- Developer: Sierra On-Line
- Publisher: Sierra On-Line
- Designer: Bruce Balfour
- Programmers: Dan Brotherton; Randy MacNeill; Michael Lytton;
- Artists: Jon Bock; Richard Powell;
- Composers: Jay Usher; Mark Seibert;
- Platforms: Windows 3.1x, Macintosh
- Release: 1994
- Genre: Construction and management simulation
- Mode: Single player

= Outpost (1994 video game) =

1994 sci-fi game

Outpost is a video game developed and published by Sierra On-Line in 1994. The game was noteworthy for having a hard science fiction approach, with one of the main designers being a former NASA scientist.

Outpost was released for Windows 3.1 and the Macintosh.
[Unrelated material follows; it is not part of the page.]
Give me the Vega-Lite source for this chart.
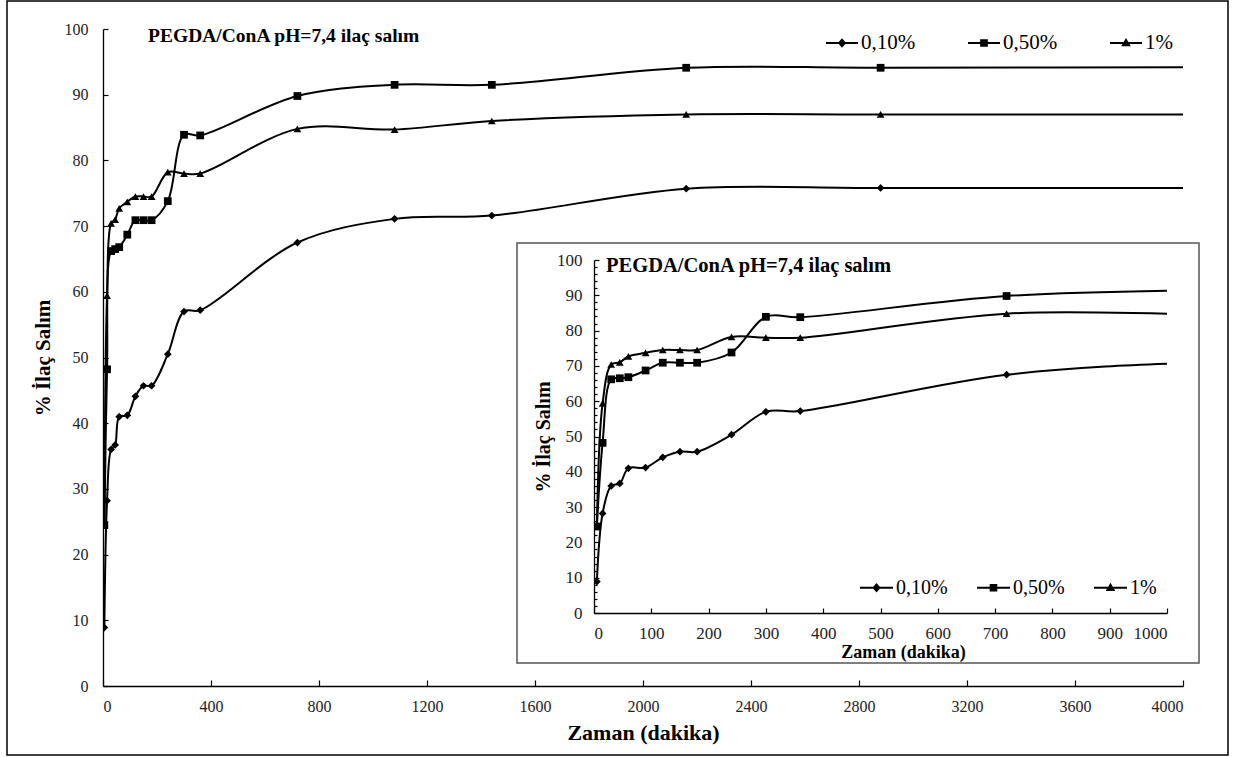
{
  "$schema": "https://vega.github.io/schema/vega-lite/v6.json",
  "background": "white",
  "padding": {"left": 6, "top": 0, "right": 0, "bottom": 0},
  "config": {
    "view": {"stroke": null},
    "font": "Liberation Serif",
    "axis": {"grid": false, "domainColor": "black", "tickColor": "black", "labelColor": "#222", "titleColor": "black", "labelFont": "Liberation Serif", "titleFont": "Liberation Serif", "titleFontWeight": "bold", "domainWidth": 1.3, "tickWidth": 1.2}
  },
  "datasets": {
    "d": [
      {"t": 5, "v": 8.9, "s": "0,10%"}, {"t": 15, "v": 28.2, "s": "0,10%"}, {"t": 30, "v": 36.0, "s": "0,10%"}, {"t": 45, "v": 36.7, "s": "0,10%"}, {"t": 60, "v": 41.0, "s": "0,10%"}, {"t": 90, "v": 41.2, "s": "0,10%"}, {"t": 120, "v": 44.1, "s": "0,10%"}, {"t": 150, "v": 45.7, "s": "0,10%"}, {"t": 180, "v": 45.7, "s": "0,10%"}, {"t": 240, "v": 50.5, "s": "0,10%"}, {"t": 300, "v": 57.0, "s": "0,10%"}, {"t": 360, "v": 57.2, "s": "0,10%"}, {"t": 720, "v": 67.5, "s": "0,10%"}, {"t": 1080, "v": 71.1, "s": "0,10%"}, {"t": 1440, "v": 71.6, "s": "0,10%"}, {"t": 2160, "v": 75.7, "s": "0,10%"}, {"t": 2880, "v": 75.8, "s": "0,10%"}, {"t": 4320, "v": 75.8, "s": "0,10%"},
      {"t": 5, "v": 24.5, "s": "0,50%"}, {"t": 15, "v": 48.2, "s": "0,50%"}, {"t": 30, "v": 66.2, "s": "0,50%"}, {"t": 45, "v": 66.5, "s": "0,50%"}, {"t": 60, "v": 66.8, "s": "0,50%"}, {"t": 90, "v": 68.7, "s": "0,50%"}, {"t": 120, "v": 70.9, "s": "0,50%"}, {"t": 150, "v": 70.9, "s": "0,50%"}, {"t": 180, "v": 70.9, "s": "0,50%"}, {"t": 240, "v": 73.8, "s": "0,50%"}, {"t": 300, "v": 83.9, "s": "0,50%"}, {"t": 360, "v": 83.8, "s": "0,50%"}, {"t": 720, "v": 89.8, "s": "0,50%"}, {"t": 1080, "v": 91.5, "s": "0,50%"}, {"t": 1440, "v": 91.5, "s": "0,50%"}, {"t": 2160, "v": 94.1, "s": "0,50%"}, {"t": 2880, "v": 94.1, "s": "0,50%"}, {"t": 4320, "v": 94.2, "s": "0,50%"},
      {"t": 5, "v": 24.5, "s": "1%"}, {"t": 15, "v": 59.4, "s": "1%"}, {"t": 30, "v": 70.4, "s": "1%"}, {"t": 45, "v": 71.0, "s": "1%"}, {"t": 60, "v": 72.7, "s": "1%"}, {"t": 90, "v": 73.7, "s": "1%"}, {"t": 120, "v": 74.5, "s": "1%"}, {"t": 150, "v": 74.5, "s": "1%"}, {"t": 180, "v": 74.5, "s": "1%"}, {"t": 240, "v": 78.2, "s": "1%"}, {"t": 300, "v": 78.0, "s": "1%"}, {"t": 360, "v": 78.0, "s": "1%"}, {"t": 720, "v": 84.8, "s": "1%"}, {"t": 1080, "v": 84.7, "s": "1%"}, {"t": 1440, "v": 86.0, "s": "1%"}, {"t": 2160, "v": 87.0, "s": "1%"}, {"t": 2880, "v": 87.0, "s": "1%"}, {"t": 4320, "v": 87.0, "s": "1%"}
    ]
  },
  "bounds": "flush",
  "align": "none",
  "columns": 1,
  "spacing": -726,
  "resolve": {"scale": {"shape": "independent"}, "legend": {"shape": "independent"}},
  "concat": [
    {
      "width": 1221, "height": 754,
      "data": {"values": [{}]},
      "mark": {"type": "point", "opacity": 0},
      "view": {"stroke": "black", "strokeWidth": 1.5, "fill": "white"}
    },
    {
      "bounds": "flush",
      "spacing": 0,
      "resolve": {"scale": {"shape": "independent"}, "legend": {"shape": "independent"}},
      "hconcat": [
        {"width": 96, "height": 1, "data": {"values": [{}]}, "mark": {"type": "point", "opacity": 0}},
        {
          "bounds": "flush",
          "align": "none",
          "columns": 1,
          "spacing": -443,
          "resolve": {"scale": {"shape": "independent"}, "legend": {"shape": "independent"}},
          "concat": [
            {
              "width": 1080, "height": 657,
              "data": {"name": "d"},
              "resolve": {"scale": {"shape": "independent"}, "legend": {"shape": "independent"}},
              "layer": [
                {"mark": {"type": "line", "interpolate": "catmull-rom", "color": "black", "strokeWidth": 2, "clip": true},
                 "encoding": {
                   "x": {"field": "t", "type": "quantitative", "scale": {"domain": [0, 4000], "nice": false}, "axis": {"values": [0, 400, 800, 1200, 1600, 2000, 2400, 2800, 3200, 3600, 4000], "format": "d", "tickSize": -6, "labelPadding": 18, "labelFontSize": 16, "title": "Zaman (dakika)", "titleFontSize": 22, "titlePadding": 8}},
                   "y": {"field": "v", "type": "quantitative", "scale": {"domain": [0, 100], "nice": false}, "axis": {"values": [0, 10, 20, 30, 40, 50, 60, 70, 80, 90, 100], "format": "d", "tickSize": -5, "labelPadding": 20, "labelFontSize": 16, "title": "% İlaç Salım", "titleFontSize": 21, "titlePadding": 11}},
                   "detail": {"field": "s", "type": "nominal"}}},
                {"mark": {"type": "point", "filled": true, "color": "black", "opacity": 1, "size": 60, "clip": true},
                 "encoding": {
                   "x": {"field": "t", "type": "quantitative"},
                   "y": {"field": "v", "type": "quantitative"},
                   "shape": {"field": "s", "type": "nominal", "scale": {"domain": ["0,10%", "0,50%", "1%"], "range": ["diamond", "square", "triangle-up"]}, "legend": null}}},
                {"mark": {"type": "point", "filled": true, "color": "black", "opacity": 0},
                 "encoding": {
                   "shape": {"field": "s", "type": "nominal", "scale": {"domain": ["0,10%", "0,50%", "1%"], "range": ["M-1,-0.06H1V0.06H-1ZM0,-0.3L0.26,0L0,0.3L-0.26,0Z", "M-1,-0.06H1V0.06H-1ZM-0.24,-0.24H0.24V0.24H-0.24Z", "M-1,-0.06H1V0.06H-1ZM0,-0.32L0.3,0.2H-0.3Z"]},
                     "legend": {"orient": "none", "legendX": 723, "legendY": -2, "direction": "horizontal", "title": null, "symbolSize": 1024, "symbolOpacity": 1, "labelFont": "Liberation Serif", "labelFontSize": 21, "labelColor": "black", "labelOffset": 3, "columnPadding": 52, "symbolStrokeWidth": 0, "symbolFillColor": "black"}}}},
                {"data": {"values": [{}]},
                 "mark": {"type": "text", "text": "PEGDA/ConA pH=7,4 ilaç salım", "align": "left", "baseline": "alphabetic", "font": "Liberation Serif", "fontSize": 19.5, "fontWeight": "bold", "color": "black"},
                 "encoding": {"x": {"datum": 167, "type": "quantitative"}, "y": {"datum": 98, "type": "quantitative"}}}
              ]
            },
            {
              "bounds": "flush",
              "spacing": 0,
              "resolve": {"scale": {"shape": "independent"}, "legend": {"shape": "independent"}},
              "hconcat": [
                {"width": 414, "height": 1, "data": {"values": [{}]}, "mark": {"type": "point", "opacity": 0}},
                {
                  "bounds": "flush",
                  "align": "none",
                  "columns": 1,
                  "spacing": -403,
                  "resolve": {"scale": {"shape": "independent"}, "legend": {"shape": "independent"}},
                  "concat": [
                    {
                      "width": 682, "height": 420,
                      "data": {"values": [{}]},
                      "mark": {"type": "point", "opacity": 0},
                      "view": {"stroke": "#555", "strokeWidth": 1.5, "fill": "white"}
                    },
                    {
                      "bounds": "flush",
                      "spacing": 0,
                      "resolve": {"scale": {"shape": "independent"}, "legend": {"shape": "independent"}},
                      "hconcat": [
                        {"width": 77, "height": 1, "data": {"values": [{}]}, "mark": {"type": "point", "opacity": 0}},
                        {
                          "width": 573, "height": 353,
                          "data": {"name": "d"},
                          "resolve": {"axis": {"y": "independent"}, "scale": {"shape": "independent"}, "legend": {"shape": "independent"}},
                          "layer": [
                            {"mark": {"type": "line", "interpolate": "catmull-rom", "color": "black", "strokeWidth": 2, "clip": true},
                             "encoding": {
                               "x": {"field": "t", "type": "quantitative", "scale": {"domain": [0, 1000], "nice": false}, "axis": {"values": [0, 100, 200, 300, 400, 500, 600, 700, 800, 900, 1000], "format": "d", "tickSize": -5, "labelPadding": 17, "labelFontSize": 17, "title": "Zaman  (dakika)", "titleFontSize": 18, "titlePadding": 2, "titleX": 309}},
                               "y": {"field": "v", "type": "quantitative", "scale": {"domain": [0, 100], "nice": false}, "axis": {"orient": "left", "values": [0, 10, 20, 30, 40, 50, 60, 70, 80, 90, 100], "format": "d", "tickSize": -5, "labelPadding": 17, "labelFontSize": 17, "title": "% İlaç Salım", "titleFontSize": 20, "titlePadding": 3}},
                               "detail": {"field": "s", "type": "nominal"}}},
                            {"mark": {"type": "point", "filled": true, "color": "black", "opacity": 1, "size": 60, "clip": true},
                             "encoding": {
                               "x": {"field": "t", "type": "quantitative"},
                               "y": {"field": "v", "type": "quantitative", "axis": null},
                               "shape": {"field": "s", "type": "nominal", "scale": {"domain": ["0,10%", "0,50%", "1%"], "range": ["diamond", "square", "triangle-up"]}, "legend": null}}},
                            {"mark": {"type": "point", "filled": true, "color": "black", "opacity": 0},
                             "encoding": {
                               "shape": {"field": "s", "type": "nominal", "scale": {"domain": ["0,10%", "0,50%", "1%"], "range": ["M-1,-0.06H1V0.06H-1ZM0,-0.29L0.25,0L0,0.29L-0.25,0Z", "M-1,-0.06H1V0.06H-1ZM-0.23,-0.23H0.23V0.23H-0.23Z", "M-1,-0.06H1V0.06H-1ZM0,-0.31L0.29,0.19H-0.29Z"]},
                                 "legend": {"orient": "none", "legendX": 266, "legendY": 311, "direction": "horizontal", "title": null, "symbolSize": 1089, "symbolOpacity": 1, "labelFont": "Liberation Serif", "labelFontSize": 20, "labelColor": "black", "labelOffset": 3, "columnPadding": 29, "symbolStrokeWidth": 0, "symbolFillColor": "black"}}}},
                            {"mark": {"type": "point", "opacity": 0},
                             "encoding": {"y": {"field": "v", "type": "quantitative", "axis": {"orient": "left", "values": [2, 4, 6, 8, 12, 14, 16, 18, 22, 24, 26, 28, 32, 34, 36, 38, 42, 44, 46, 48, 52, 54, 56, 58, 62, 64, 66, 68, 72, 74, 76, 78, 82, 84, 86, 88, 92, 94, 96, 98], "labels": false, "domain": false, "tickSize": -3, "title": null}}}},
                            {"data": {"values": [{}]},
                             "mark": {"type": "text", "text": "PEGDA/ConA pH=7,4  ilaç salım", "align": "left", "baseline": "alphabetic", "font": "Liberation Serif", "fontSize": 20.5, "fontWeight": "bold", "color": "black"},
                             "encoding": {"x": {"datum": 21, "type": "quantitative"}, "y": {"datum": 96.6, "type": "quantitative", "axis": null}}}
                          ]
                        }
                      ]
                    }
                  ]
                }
              ]
            }
          ]
        }
      ]
    }
  ]
}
It was followed by a loosely related sequel, Outpost 2: Divided Destiny.

==Story==
A massive asteroid named Vulcan's Hammer is detected to be on a collision course with Earth, and all attempts to divert it from this path have failed. The last attempt, firing a large nuclear warhead at the asteroid, actually ended up splitting it not into five chunks (which would have averted disaster) as humanity hoped, but rather two asteroids. Now, instead of destroying the earth, it will simply wipe out nearly all life on Earth's surface. Extinction is not an option, and so a mission is organized to create a colony on a world elsewhere in the galaxy as the last hope for mankind's survival. The player is in charge of that mission.

==Reception==
Initial reviews of Outpost were enthusiastic about the game. The American version of PC Gamer rated the game at 93%, one of its highest ratings ever for the time.

James V. Trunzo reviewed Outpost in White Wolf #49 (Nov., 1994), rating it a 5 out of 5 and stated that "Outpost excels in every way. It plays like a great science fiction novel reads. The graphics, sound and game play are state-of-the-art. I am extremely impressed with the game's depth and variety of approaches to problem solving. The game is also educational without being intrusive. I learned amazing (almost frightening) facts about our space program's capabilities. It was almost like looking into the future."

Following the release of the game, the game's general bugginess and perceived mediocre gameplay, along with the lack of features described in most of the game's reviews and the game's own documentation, led to a backlash against the computer game magazines of the time by consumers who bought the game based on their reviews. In 1996, Computer Gaming World stated "the design was so incomplete that many of the actions you took made no difference in the game’s outcome. Poor documentation forced players to buy the strategy guide—conveniently authored by the game’s designer—and the interface design was no help either" and also claimed that the game had been "vilified as 'the greatest screen saver of all time'". The same issue declared Outpost was the worst computer game ever released.

In a 2012 interview, Sierra On-line co-founder Ken Williams recalled the negative reception mentioning one review calling the game "Compost", while stating that Outpost "(...) wasn't actually a bad game. It looked beautiful". Williams also stated that development was delayed and over budget, costing the company a fortune.